One California business owner learned this the hard way. According to allegations in a complaint filed on behalf of the Federal Trade Commission (FTC), a mortgage company (through its sole owner) allegedly responded to consumers who posted negative reviews on Yelp by revealing their credit histories, debt-to-income ratios, taxes, health information, sources of income, family relationships, and other personal data. Further, several of the responses revealed the first and last names of the reviewers. According to the FTC, this conduct violated the Fair Credit Reporting Act (FCRA), which places a legal obligation on credit reports users to keep that information confidential and disclose it to third parties only when there is a legitimate need to do so.
The FTC further alleged that the company and its owner violated the FTC Act and other federal law, including by their failure to implement an information security program until September 2017 and not subsequently testing the program.
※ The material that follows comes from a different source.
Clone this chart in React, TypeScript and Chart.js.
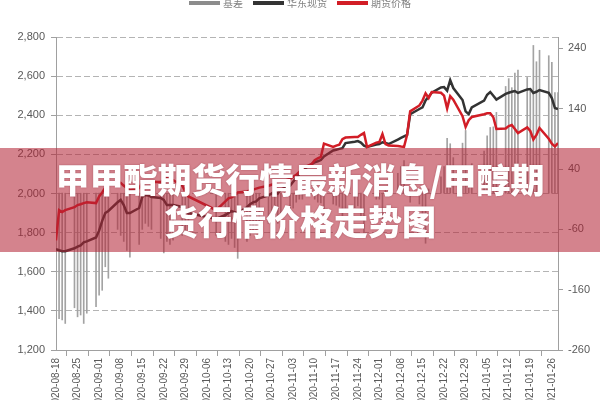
import React, { useEffect, useRef } from "react";
import { Chart, registerables } from "chart.js";

Chart.register(...registerables);

// ---- Data ----
const START_DATE = "2020-08-18";
const END_DATE = "2021-01-28";

// trading days per month
const aug2020 = [18, 19, 20, 21, 24, 25, 26, 27, 28, 31];
const sep2020 = [1, 2, 3, 4, 7, 8, 9, 10, 11, 14, 15, 16, 17, 18, 21, 22, 23, 24, 25, 28, 29, 30];
const oct2020 = [9, 12, 13, 14, 15, 16, 19, 20, 21, 22, 23, 26, 27, 28, 29, 30];
const nov2020 = [2, 3, 4, 5, 6, 9, 10, 11, 12, 13, 16, 17, 18, 19, 20, 23, 24, 25, 26, 27, 30];
const dec2020 = [1, 2, 3, 4, 7, 8, 9, 10, 11, 14, 15, 16, 17, 18, 21, 22, 23, 24, 25, 28, 29, 30, 31];
const jan2021 = [4, 5, 6, 7, 8, 11, 12, 13, 14, 15, 18, 19, 20, 21, 22, 25, 26, 27, 28];

// 华东现货 (spot)
const spotPrice = [
  1716, 1710, 1705, 1705, 1720, 1728, 1735, 1750, 1755, 1775,
  1810, 1860, 1900, 1911, 1955, 1967, 1941, 1900, 1900, 1926, 1982, 1992, 1990, 1982, 1977, 1967, 1941, 1941, 1941, 1931, 1910, 1900,
  1870, 1890, 1900, 1910, 1905, 1900, 1930, 1945, 1955, 1960, 1975, 1990, 2000, 2010, 2000, 2020,
  2040, 2060, 2080, 2100, 2120, 2150, 2160, 2165, 2171, 2190, 2220, 2224, 2228, 2232, 2258, 2265, 2268, 2260, 2245, 2238, 2250,
  2253, 2262, 2258, 2253, 2276, 2284, 2292, 2300, 2405, 2432, 2440, 2476, 2495, 2515, 2542, 2544, 2526, 2580, 2539, 2478, 2420, 2406, 2440,
  2475, 2505, 2519, 2500, 2480, 2509, 2515, 2520, 2524, 2514, 2532, 2534, 2514, 2520, 2529, 2515, 2488, 2437, 2432,
];

// 期货价格 (futures)
const futuresPrice = [
  1760, 1915, 1905, 1915, 1930, 1941, 1945, 1951, 1955, 1951,
  1985, 2005, 2030, 2054, 2058, 2054, 2040, 2030, 2018, 2028, 2054, 2058, 2059, 2059, 2059, 2069, 2079, 2075, 2069, 2040, 2010, 1985,
  1915, 1960, 1975, 1980, 1990, 2005, 2010, 2015, 2020, 2025, 2030, 2040, 2045, 2050, 2055, 2060,
  2075, 2085, 2095, 2110, 2130, 2150, 2170, 2180, 2187, 2255, 2238, 2245, 2250, 2278, 2286, 2289, 2289, 2300, 2309, 2238, 2260,
  2263, 2304, 2253, 2245, 2243, 2240, 2238, 2300, 2420, 2450, 2475, 2512, 2488, 2519, 2515, 2500, 2435, 2498, 2480, 2395, 2340, 2375, 2391,
  2405, 2410, 2410, 2390, 2330, 2332, 2345, 2350, 2330, 2309, 2338, 2320, 2276, 2300, 2335, 2280, 2255, 2240, 2258,
];

// 基差 (basis)
const basis = [
  -200, -208, -210, -216, -190, -205, -202, -216, -199, -188,
  -169, -161, -122, -141, -60, -70, -80, -95, -106, -85, -60, -50, -55, -60, -75, -99, -80, -85, -78, -70, -65, -60,
  -70, -80, -85, -75, -90, -108, -80, -70, -65, -60, -55, -50, -45, -40, -50, -35,
  -35, -25, -15, -10, -10, 0, -10, -15, -16, -50, -18, -20, -22, -38, -31, -24, -21, -40, -64, 0, -10,
  -10, -42, 5, 8, 33, 44, 54, 0, -15, -18, -35, -83, 7, -4, 27, 44, 91, 82, 59, 83, 104, 31, 49,
  70, 95, 109, 110, 134, 177, 190, 175, 199, 204, 192, 170, 245, 218, 237, 228, 217, 167, 167,
];

const xTickLabels = [
  "2020-08-18", "2020-08-25", "2020-09-01", "2020-09-08", "2020-09-15", "2020-09-22",
  "2020-09-29", "2020-10-06", "2020-10-13", "2020-10-20", "2020-10-27", "2020-11-03",
  "2020-11-10", "2020-11-17", "2020-11-24", "2020-12-01", "2020-12-08", "2020-12-15",
  "2020-12-22", "2020-12-29", "2021-01-05", "2021-01-12", "2021-01-19", "2021-01-26",
];
const leftTicks = [1200, 1400, 1600, 1800, 2000, 2200, 2400, 2600, 2800];
const rightTicks = [-260, -160, -60, 40, 140, 240];
const legendLabels = ["基差", "华东现货", "期货价格"];
const titleLines = ["甲甲酯期货行情最新消息/甲醇期", "货行情价格走势图"];

// ---- helpers ----
const pad = (n: number) => (n < 10 ? "0" + n : "" + n);
const tradeDates: string[] = [
  ...aug2020.map((d) => `2020-08-${pad(d)}`),
  ...sep2020.map((d) => `2020-09-${pad(d)}`),
  ...oct2020.map((d) => `2020-10-${pad(d)}`),
  ...nov2020.map((d) => `2020-11-${pad(d)}`),
  ...dec2020.map((d) => `2020-12-${pad(d)}`),
  ...jan2021.map((d) => `2021-01-${pad(d)}`),
];
const dayOf = (s: string) =>
  Math.round((Date.parse(s + "T00:00:00Z") - Date.parse(START_DATE + "T00:00:00Z")) / 86400000);

const AXIS_FONT = { family: '"Liberation Sans", Arial, sans-serif', size: 11 };
const COLORS = { basis: "#a3a3a3", spot: "#333333", futures: "#d21d26" };

const legendPlugin = {
  id: "topLegend",
  afterDraw(chart: any) {
    const ctx = chart.ctx;
    const colors = ["#8c8c8c", COLORS.spot, COLORS.futures];
    ctx.save();
    ctx.font = '10px "Noto Sans CJK SC", sans-serif';
    const sw = 31, g1 = 3, g2 = 10;
    const widths = legendLabels.map((l) => ctx.measureText(l).width);
    const total = widths.reduce((a, w) => a + sw + g1 + w, 0) + g2 * (legendLabels.length - 1);
    let x = chart.width / 2 - total / 2;
    const y = 3;
    ctx.textBaseline = "middle";
    legendLabels.forEach((l, i) => {
      ctx.fillStyle = colors[i];
      ctx.fillRect(x, y - 2, sw, 4);
      x += sw + g1;
      ctx.fillStyle = "#808080";
      ctx.fillText(l, x, y);
      x += widths[i] + g2;
    });
    ctx.restore();
  },
};

export default function App() {
  const ref = useRef<HTMLCanvasElement | null>(null);

  useEffect(() => {
    if (!ref.current) return;
    const pts = (vals: number[]) => tradeDates.map((d, i) => ({ x: dayOf(d), y: vals[i] }));
    const chart = new Chart(ref.current, {
      type: "bar",
      data: {
        datasets: [
          {
            type: "line",
            label: legendLabels[2],
            data: pts(futuresPrice),
            borderColor: COLORS.futures,
            borderWidth: 2.5,
            pointRadius: 0,
            tension: 0,
            yAxisID: "y",
            order: 0,
          } as any,
          {
            type: "line",
            label: legendLabels[1],
            data: pts(spotPrice),
            borderColor: COLORS.spot,
            borderWidth: 2.5,
            pointRadius: 0,
            tension: 0,
            yAxisID: "y",
            order: 1,
          } as any,
          {
            type: "bar",
            label: legendLabels[0],
            data: pts(basis),
            backgroundColor: COLORS.basis,
            barThickness: 1,
            yAxisID: "yR",
            order: 2,
          } as any,
        ],
      },
      options: {
        responsive: false,
        animation: false,
        devicePixelRatio: 1,
        layout: { padding: { top: 37, left: 0, right: 0, bottom: 0 } },
        plugins: { legend: { display: false }, tooltip: { enabled: false } },
        scales: {
          x: {
            type: "linear",
            min: 0,
            max: dayOf(END_DATE),
            offset: false,
            grid: { drawOnChartArea: false, tickLength: 6, color: "#a0a0a0" },
            border: { color: "#a0a0a0" },
            ticks: {
              autoSkip: false,
              minRotation: 90,
              maxRotation: 90,
              padding: 2,
              color: "#595959",
              font: { ...AXIS_FONT, size: 10 },
              callback: (_v: any, i: number) => xTickLabels[i],
            },
            afterBuildTicks: (s: any) => {
              s.ticks = xTickLabels.map((d) => ({ value: dayOf(d) }));
            },
            afterFit: (s: any) => {
              s.height = 50;
            },
          },
          y: {
            position: "left",
            min: leftTicks[0],
            max: leftTicks[leftTicks.length - 1],
            afterBuildTicks: (s: any) => {
              s.ticks = leftTicks.map((v) => ({ value: v }));
            },
            grid: { color: "#b4b4b4", tickLength: 5, tickColor: "#a0a0a0" },
            border: { color: "#a0a0a0", dash: [6, 3] },
            ticks: {
              padding: 6,
              color: "#595959",
              font: AXIS_FONT,
              callback: (v: any) => Number(v).toLocaleString("en-US"),
            },
            afterFit: (s: any) => {
              s.width = 56;
            },
          },
          yR: {
            position: "right",
            min: -260,
            max: 259,
            afterBuildTicks: (s: any) => {
              s.ticks = rightTicks.map((v) => ({ value: v }));
            },
            grid: { drawOnChartArea: false, tickLength: 5, color: "#a0a0a0" },
            border: { color: "#a0a0a0" },
            ticks: {
              padding: 5,
              color: "#595959",
              font: AXIS_FONT,
              callback: (v: any) => String(v),
            },
            afterFit: (s: any) => {
              s.width = 42;
            },
          },
        },
      } as any,
      plugins: [legendPlugin],
    });
    return () => chart.destroy();
  }, []);

  return (
    <div
      style={{
        position: "fixed",
        left: 0,
        top: 0,
        width: 600,
        height: 400,
        background: "#ffffff",
        overflow: "hidden",
      }}
    >
      <canvas ref={ref} width={600} height={400} style={{ display: "block" }} />
      <div
        style={{
          position: "absolute",
          left: 0,
          top: 148,
          width: 600,
          height: 104,
          background: "rgba(178, 34, 52, 0.56)",
          display: "flex",
          flexDirection: "column",
          justifyContent: "center",
          alignItems: "center",
          color: "#ffffff",
          fontFamily: '"Noto Sans CJK SC", sans-serif',
          fontWeight: 900,
          fontSize: 34,
          lineHeight: "42px",
          textShadow: "0 0 2px rgba(110,20,35,0.45)",
          whiteSpace: "nowrap",
        }}
      >
        {titleLines.map((t, i) => (
          <div key={i}>{t}</div>
        ))}
      </div>
    </div>
  );
}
To resolve the litigation, the broker and his company agreed to pay a $120,000 penalty to settle the alleged FCRA violation. In addition, the broker and company are prohibited from misrepresenting their privacy and data security practices, misusing credit reports, and improperly disclosing nonpublic personal information to third parties. The company also was ordered to implement a comprehensive data security program to protect personal information it collects. It must obtain third-party assessments of this program every two years (for a period of 10 years). Furthermore, the company must designate a senior corporate manager responsible for overseeing the data security program to certify compliance with the order every year.
As for those negative online reviews, rather than privately seething or engaging in a personal attack on the person who posted it, a better approach would be to acknowledge the customer’s concerns and apologize for their experience (even if you believe they are wrong), say something positive about your company and your willingness to try to resolve the issue, and move to take the conversation offline by providing contact information should the reviewer wish to continue the discussion.